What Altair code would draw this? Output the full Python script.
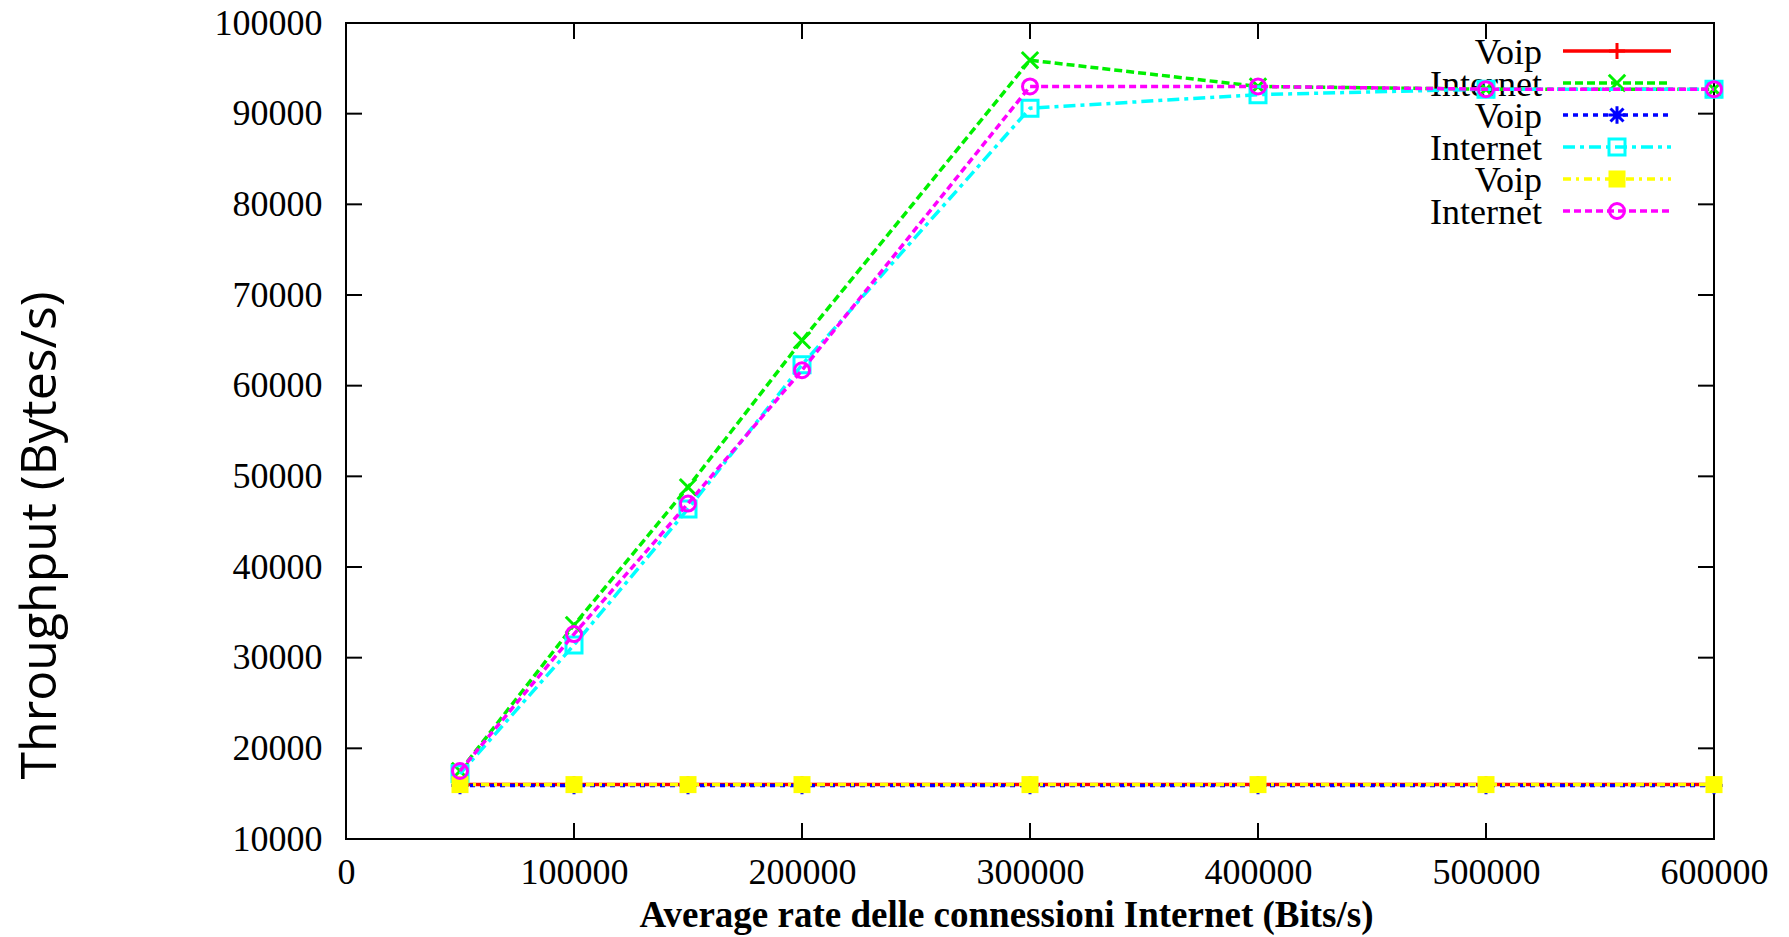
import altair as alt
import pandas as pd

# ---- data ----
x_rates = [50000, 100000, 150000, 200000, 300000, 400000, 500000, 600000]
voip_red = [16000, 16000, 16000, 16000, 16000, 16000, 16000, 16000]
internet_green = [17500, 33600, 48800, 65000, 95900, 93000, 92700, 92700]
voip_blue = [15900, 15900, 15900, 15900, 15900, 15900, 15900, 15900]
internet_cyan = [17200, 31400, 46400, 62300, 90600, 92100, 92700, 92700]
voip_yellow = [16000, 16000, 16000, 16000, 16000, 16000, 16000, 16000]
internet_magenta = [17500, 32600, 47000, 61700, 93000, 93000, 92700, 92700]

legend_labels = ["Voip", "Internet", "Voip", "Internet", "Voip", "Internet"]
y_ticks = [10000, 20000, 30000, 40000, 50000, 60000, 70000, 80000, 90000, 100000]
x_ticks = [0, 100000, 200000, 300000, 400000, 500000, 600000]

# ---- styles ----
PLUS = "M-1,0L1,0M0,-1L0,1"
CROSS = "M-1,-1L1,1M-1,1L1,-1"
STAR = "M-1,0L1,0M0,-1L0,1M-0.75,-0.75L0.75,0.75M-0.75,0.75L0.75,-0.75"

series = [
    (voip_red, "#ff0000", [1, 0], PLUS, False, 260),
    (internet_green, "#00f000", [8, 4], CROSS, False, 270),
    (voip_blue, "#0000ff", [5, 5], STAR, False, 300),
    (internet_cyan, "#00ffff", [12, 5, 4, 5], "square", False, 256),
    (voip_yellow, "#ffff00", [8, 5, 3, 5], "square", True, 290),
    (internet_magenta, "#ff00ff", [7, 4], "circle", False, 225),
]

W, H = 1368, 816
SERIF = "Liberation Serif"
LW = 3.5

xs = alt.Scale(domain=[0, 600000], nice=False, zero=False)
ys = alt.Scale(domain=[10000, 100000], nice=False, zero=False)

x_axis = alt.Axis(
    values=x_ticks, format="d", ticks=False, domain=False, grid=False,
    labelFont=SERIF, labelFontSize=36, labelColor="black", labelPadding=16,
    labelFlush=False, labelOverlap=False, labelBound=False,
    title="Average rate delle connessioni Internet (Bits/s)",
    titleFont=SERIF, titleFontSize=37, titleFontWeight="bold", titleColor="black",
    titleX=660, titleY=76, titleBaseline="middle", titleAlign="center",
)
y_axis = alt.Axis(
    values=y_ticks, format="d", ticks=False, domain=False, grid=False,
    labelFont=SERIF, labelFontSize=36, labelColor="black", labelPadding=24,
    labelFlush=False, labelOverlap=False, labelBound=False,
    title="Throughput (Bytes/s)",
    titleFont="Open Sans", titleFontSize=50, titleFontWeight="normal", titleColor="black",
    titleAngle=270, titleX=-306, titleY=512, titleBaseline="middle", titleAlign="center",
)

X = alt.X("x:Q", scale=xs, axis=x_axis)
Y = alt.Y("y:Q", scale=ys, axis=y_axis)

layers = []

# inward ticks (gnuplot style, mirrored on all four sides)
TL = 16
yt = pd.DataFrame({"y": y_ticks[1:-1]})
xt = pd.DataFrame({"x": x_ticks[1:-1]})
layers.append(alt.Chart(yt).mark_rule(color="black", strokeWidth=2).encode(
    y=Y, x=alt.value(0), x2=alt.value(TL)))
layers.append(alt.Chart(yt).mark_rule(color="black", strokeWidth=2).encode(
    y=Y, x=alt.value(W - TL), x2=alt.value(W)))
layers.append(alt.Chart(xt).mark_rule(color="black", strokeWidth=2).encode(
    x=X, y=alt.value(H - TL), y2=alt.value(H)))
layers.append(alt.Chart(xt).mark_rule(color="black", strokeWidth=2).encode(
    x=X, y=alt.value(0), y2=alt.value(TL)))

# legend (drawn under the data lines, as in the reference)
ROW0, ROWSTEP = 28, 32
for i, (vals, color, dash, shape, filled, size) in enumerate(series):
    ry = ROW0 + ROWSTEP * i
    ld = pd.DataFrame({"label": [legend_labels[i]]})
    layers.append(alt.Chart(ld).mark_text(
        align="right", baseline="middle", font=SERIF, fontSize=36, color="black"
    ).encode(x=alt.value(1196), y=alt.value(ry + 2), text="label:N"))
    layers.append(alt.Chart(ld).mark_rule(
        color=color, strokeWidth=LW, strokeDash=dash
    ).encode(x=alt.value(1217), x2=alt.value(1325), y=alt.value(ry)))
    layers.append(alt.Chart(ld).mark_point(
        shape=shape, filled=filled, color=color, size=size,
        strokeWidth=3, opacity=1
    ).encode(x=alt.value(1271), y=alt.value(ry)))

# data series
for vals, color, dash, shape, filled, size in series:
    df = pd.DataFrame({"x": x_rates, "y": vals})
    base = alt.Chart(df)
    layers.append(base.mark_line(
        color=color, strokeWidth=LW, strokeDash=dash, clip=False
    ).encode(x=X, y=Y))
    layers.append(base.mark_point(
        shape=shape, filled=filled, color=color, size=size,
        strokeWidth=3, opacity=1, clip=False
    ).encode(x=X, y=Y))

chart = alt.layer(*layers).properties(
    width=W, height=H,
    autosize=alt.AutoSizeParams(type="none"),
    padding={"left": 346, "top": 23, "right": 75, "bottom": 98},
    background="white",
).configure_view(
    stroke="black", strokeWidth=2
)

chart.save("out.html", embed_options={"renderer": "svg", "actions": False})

_Challenge_:
Give the data again exactly as written, with all pictures left out.

_Finished answer_:
What Altair code would draw this? Output the full Python script.
import altair as alt
import pandas as pd

# ---- data ----
x_rates = [50000, 100000, 150000, 200000, 300000, 400000, 500000, 600000]
voip_red = [16000, 16000, 16000, 16000, 16000, 16000, 16000, 16000]
internet_green = [17500, 33600, 48800, 65000, 95900, 93000, 92700, 92700]
voip_blue = [15900, 15900, 15900, 15900, 15900, 15900, 15900, 15900]
internet_cyan = [17200, 31400, 46400, 62300, 90600, 92100, 92700, 92700]
voip_yellow = [16000, 16000, 16000, 16000, 16000, 16000, 16000, 16000]
internet_magenta = [17500, 32600, 47000, 61700, 93000, 93000, 92700, 92700]

legend_labels = ["Voip", "Internet", "Voip", "Internet", "Voip", "Internet"]
y_ticks = [10000, 20000, 30000, 40000, 50000, 60000, 70000, 80000, 90000, 100000]
x_ticks = [0, 100000, 200000, 300000, 400000, 500000, 600000]

# ---- styles ----
PLUS = "M-1,0L1,0M0,-1L0,1"
CROSS = "M-1,-1L1,1M-1,1L1,-1"
STAR = "M-1,0L1,0M0,-1L0,1M-0.75,-0.75L0.75,0.75M-0.75,0.75L0.75,-0.75"

series = [
    (voip_red, "#ff0000", [1, 0], PLUS, False, 260),
    (internet_green, "#00f000", [8, 4], CROSS, False, 270),
    (voip_blue, "#0000ff", [5, 5], STAR, False, 300),
    (internet_cyan, "#00ffff", [12, 5, 4, 5], "square", False, 256),
    (voip_yellow, "#ffff00", [8, 5, 3, 5], "square", True, 290),
    (internet_magenta, "#ff00ff", [7, 4], "circle", False, 225),
]

W, H = 1368, 816
SERIF = "Liberation Serif"
LW = 3.5

xs = alt.Scale(domain=[0, 600000], nice=False, zero=False)
ys = alt.Scale(domain=[10000, 100000], nice=False, zero=False)

x_axis = alt.Axis(
    values=x_ticks, format="d", ticks=False, domain=False, grid=False,
    labelFont=SERIF, labelFontSize=36, labelColor="black", labelPadding=16,
    labelFlush=False, labelOverlap=False, labelBound=False,
    title="Average rate delle connessioni Internet (Bits/s)",
    titleFont=SERIF, titleFontSize=37, titleFontWeight="bold", titleColor="black",
    titleX=660, titleY=76, titleBaseline="middle", titleAlign="center",
)
y_axis = alt.Axis(
    values=y_ticks, format="d", ticks=False, domain=False, grid=False,
    labelFont=SERIF, labelFontSize=36, labelColor="black", labelPadding=24,
    labelFlush=False, labelOverlap=False, labelBound=False,
    title="Throughput (Bytes/s)",
    titleFont="Open Sans", titleFontSize=50, titleFontWeight="normal", titleColor="black",
    titleAngle=270, titleX=-306, titleY=512, titleBaseline="middle", titleAlign="center",
)

X = alt.X("x:Q", scale=xs, axis=x_axis)
Y = alt.Y("y:Q", scale=ys, axis=y_axis)

layers = []

# inward ticks (gnuplot style, mirrored on all four sides)
TL = 16
yt = pd.DataFrame({"y": y_ticks[1:-1]})
xt = pd.DataFrame({"x": x_ticks[1:-1]})
layers.append(alt.Chart(yt).mark_rule(color="black", strokeWidth=2).encode(
    y=Y, x=alt.value(0), x2=alt.value(TL)))
layers.append(alt.Chart(yt).mark_rule(color="black", strokeWidth=2).encode(
    y=Y, x=alt.value(W - TL), x2=alt.value(W)))
layers.append(alt.Chart(xt).mark_rule(color="black", strokeWidth=2).encode(
    x=X, y=alt.value(H - TL), y2=alt.value(H)))
layers.append(alt.Chart(xt).mark_rule(color="black", strokeWidth=2).encode(
    x=X, y=alt.value(0), y2=alt.value(TL)))

# legend (drawn under the data lines, as in the reference)
ROW0, ROWSTEP = 28, 32
for i, (vals, color, dash, shape, filled, size) in enumerate(series):
    ry = ROW0 + ROWSTEP * i
    ld = pd.DataFrame({"label": [legend_labels[i]]})
    layers.append(alt.Chart(ld).mark_text(
        align="right", baseline="middle", font=SERIF, fontSize=36, color="black"
    ).encode(x=alt.value(1196), y=alt.value(ry + 2), text="label:N"))
    layers.append(alt.Chart(ld).mark_rule(
        color=color, strokeWidth=LW, strokeDash=dash
    ).encode(x=alt.value(1217), x2=alt.value(1325), y=alt.value(ry)))
    layers.append(alt.Chart(ld).mark_point(
        shape=shape, filled=filled, color=color, size=size,
        strokeWidth=3, opacity=1
    ).encode(x=alt.value(1271), y=alt.value(ry)))

# data series
for vals, color, dash, shape, filled, size in series:
    df = pd.DataFrame({"x": x_rates, "y": vals})
    base = alt.Chart(df)
    layers.append(base.mark_line(
        color=color, strokeWidth=LW, strokeDash=dash, clip=False
    ).encode(x=X, y=Y))
    layers.append(base.mark_point(
        shape=shape, filled=filled, color=color, size=size,
        strokeWidth=3, opacity=1, clip=False
    ).encode(x=X, y=Y))

chart = alt.layer(*layers).properties(
    width=W, height=H,
    autosize=alt.AutoSizeParams(type="none"),
    padding={"left": 346, "top": 23, "right": 75, "bottom": 98},
    background="white",
).configure_view(
    stroke="black", strokeWidth=2
)

chart.save("out.html", embed_options={"renderer": "svg", "actions": False})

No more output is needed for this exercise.